Costa Rican Dish 9: Tamal
If you visit Costa Rica for the end-of-year holidays, you can try this dish as early as October. Every Latin-American country has its own version of Tamal. Here, it is a Christmas tradition to make tamales with the family. It is made with a corn-based dough and filled with pork, chicken, vegetables, and sometimes even an extra ingredient like raisins. What makes this dish extra special is the way that it is wrapped and cooked. A tamal is wrapped in a plantain leaf and boiled until the dough is no longer sticky. The way you wrap the Tamal is crucial for its proper cooking and is a technique passed from generation to generation.

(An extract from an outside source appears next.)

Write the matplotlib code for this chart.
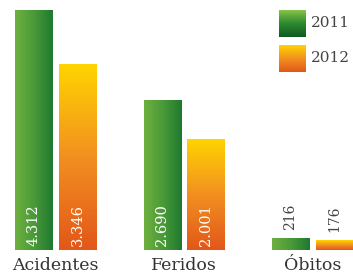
import matplotlib
matplotlib.use('Agg')
import matplotlib.pyplot as plt
import numpy as np
from matplotlib.colors import LinearSegmentedColormap

categorias = ['Acidentes', 'Feridos', 'Óbitos']
anos = ['2011', '2012']
v2011 = [4312, 2690, 216]
v2012 = [3346, 2001, 176]
rotulos2011 = ['4.312', '2.690', '216']
rotulos2012 = ['3.346', '2.001', '176']

verde = LinearSegmentedColormap.from_list('verde', ['#6eb040', '#4a9a38', '#1f7a30'])
laranja = LinearSegmentedColormap.from_list('laranja', ['#e2581a', '#f29020', '#ffd400'])
verde_leg = LinearSegmentedColormap.from_list('verde_leg', ['#0f5a22', '#2f8a30', '#8cc84a'])

fig = plt.figure(figsize=(3.53, 2.78), dpi=100)
ax = fig.add_axes([0, 0, 1, 1])
ax.set_facecolor('white')

# escala: 0 a 250 px do topo, 4312 a 10 px
u = 4312 / 240.0
ax.set_ylim(-28 * u, 250 * u)
ax.set_xlim(-0.432, 2.315)
ax.axis('off')

x = np.arange(len(categorias))
larg = 0.288
desl = 0.171

grad_h = np.linspace(0, 1, 64).reshape(1, -1)
grad_v = np.linspace(0, 1, 64).reshape(-1, 1)

barras1 = ax.bar(x - desl, v2011, larg, color='none', edgecolor='none')
barras2 = ax.bar(x + desl, v2012, larg, color='none', edgecolor='none')

for b in barras1:
    x0, y0 = b.get_x(), b.get_y()
    im = ax.imshow(grad_h, cmap=verde, aspect='auto',
                   extent=[x0, x0 + b.get_width(), y0, y0 + b.get_height()], origin='lower')
    im.set_clip_path(b)
for b in barras2:
    x0, y0 = b.get_x(), b.get_y()
    im = ax.imshow(grad_v, cmap=laranja, aspect='auto',
                   extent=[x0, x0 + b.get_width(), y0, y0 + b.get_height()], origin='lower')
    im.set_clip_path(b)

fonte = 'DejaVu Serif'
for i in range(len(categorias)):
    for xx, v, r in [(x[i] - desl, v2011[i], rotulos2011[i]), (x[i] + desl, v2012[i], rotulos2012[i])]:
        if v > 1000:
            ax.text(xx, 80, r, rotation=90, ha='center', va='bottom', color='white',
                    fontsize=10.5, family=fonte)
        else:
            ax.text(xx, v + 150, r, rotation=90, ha='center', va='bottom', color='#444444',
                    fontsize=10, family=fonte)
    ax.text(x[i], -270, categorias[i], ha='center', va='center', color='#333333',
            fontsize=12.5, family=fonte)

# legenda
for j, (ano, cm) in enumerate(zip(anos, [verde_leg, laranja])):
    top = 10 + j * 35
    lax = fig.add_axes([279 / 353, 1 - (top + 27) / 278, 27 / 353, 27 / 278])
    lax.imshow(grad_v, cmap=cm, aspect='auto', origin='lower')
    lax.axis('off')
    fig.text(311 / 353, 1 - (top + 13) / 278, ano, ha='left', va='center',
             color='#444444', fontsize=11, family=fonte)

fig.savefig('out.png', dpi=100)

Costa Rican Dish 10: Rice and Beans
We know, we know. Another rice and beans-based dish? Well, this one will not disappoint you either. Not to be confused with Gallo Pinto, Rice and Beans is a local dish from the Caribbean Coast of Costa Rica. It’s spicy and coconutty and a unique flavor you can’t miss out on. You’ll usually find Rice and Beans served with chicken or fish with a side salad. How spicy is it? Depends on the chef!
Typical Costa Rican Desserts
No meal is ready unless there is dessert involved! And even though you could find desserts like brownies, ice cream, cream puffs, or tarts on many menus, you simply cannot leave Costa Rica without trying these typical local Costa Rican desserts first.
Costa Rican Dessert 1: Arroz con leche
This rice-based dessert is a surprise to most palates. It’s served hot and is the perfect winter dessert, despite being a Costa Rican family tradition. The rice is cooked with sweetened condensed milk and evaporated milk and is topped with cinnamon or raisins (or both). Its creamy texture and warmth is a delight to everyone that tries it.
Costa Rican Dessert 2: Granizado
This is shaved ice like no other. Though you can usually ask for many flavors, your typical Granizado will be made with Kola syrup (a sugary red, delicious liquid) layered with powdered milk and topped with sweetened condensed milk. It’s perfect for cooling down on hot days at the beach!
Costa Rican Dessert 3: Cajeta
This tiny square is packed with flavor and is absolutely delicious. Often made with powdered milk, a Cajeta is a solid but chewy mixture that’s often bite-sized and packed individually. Other flavors and ingredients can be added to the mix, such as dulce de leche, sweetened condensed milk, peanuts, almonds, or coconut.
Happy Stomach, Happy Trip
Can you order US classics in Costa Rica, like burgers, steak, or a salad? Of course, you can! But when there are so many delicious and nutritious options here, a salad might just not cut it. Gallo Pinto is gluten-free and can easily be vegetarian. Ceviche and Picadillo de Ayote are Keto-friendly, and Platano Maduro can be a perfect organic and more natural dessert!
There are so many local foods to try while you’re here. With the amount of walking you will do while visiting Costa Rica, there’s no doubt you’ll work up an appetite to try everything!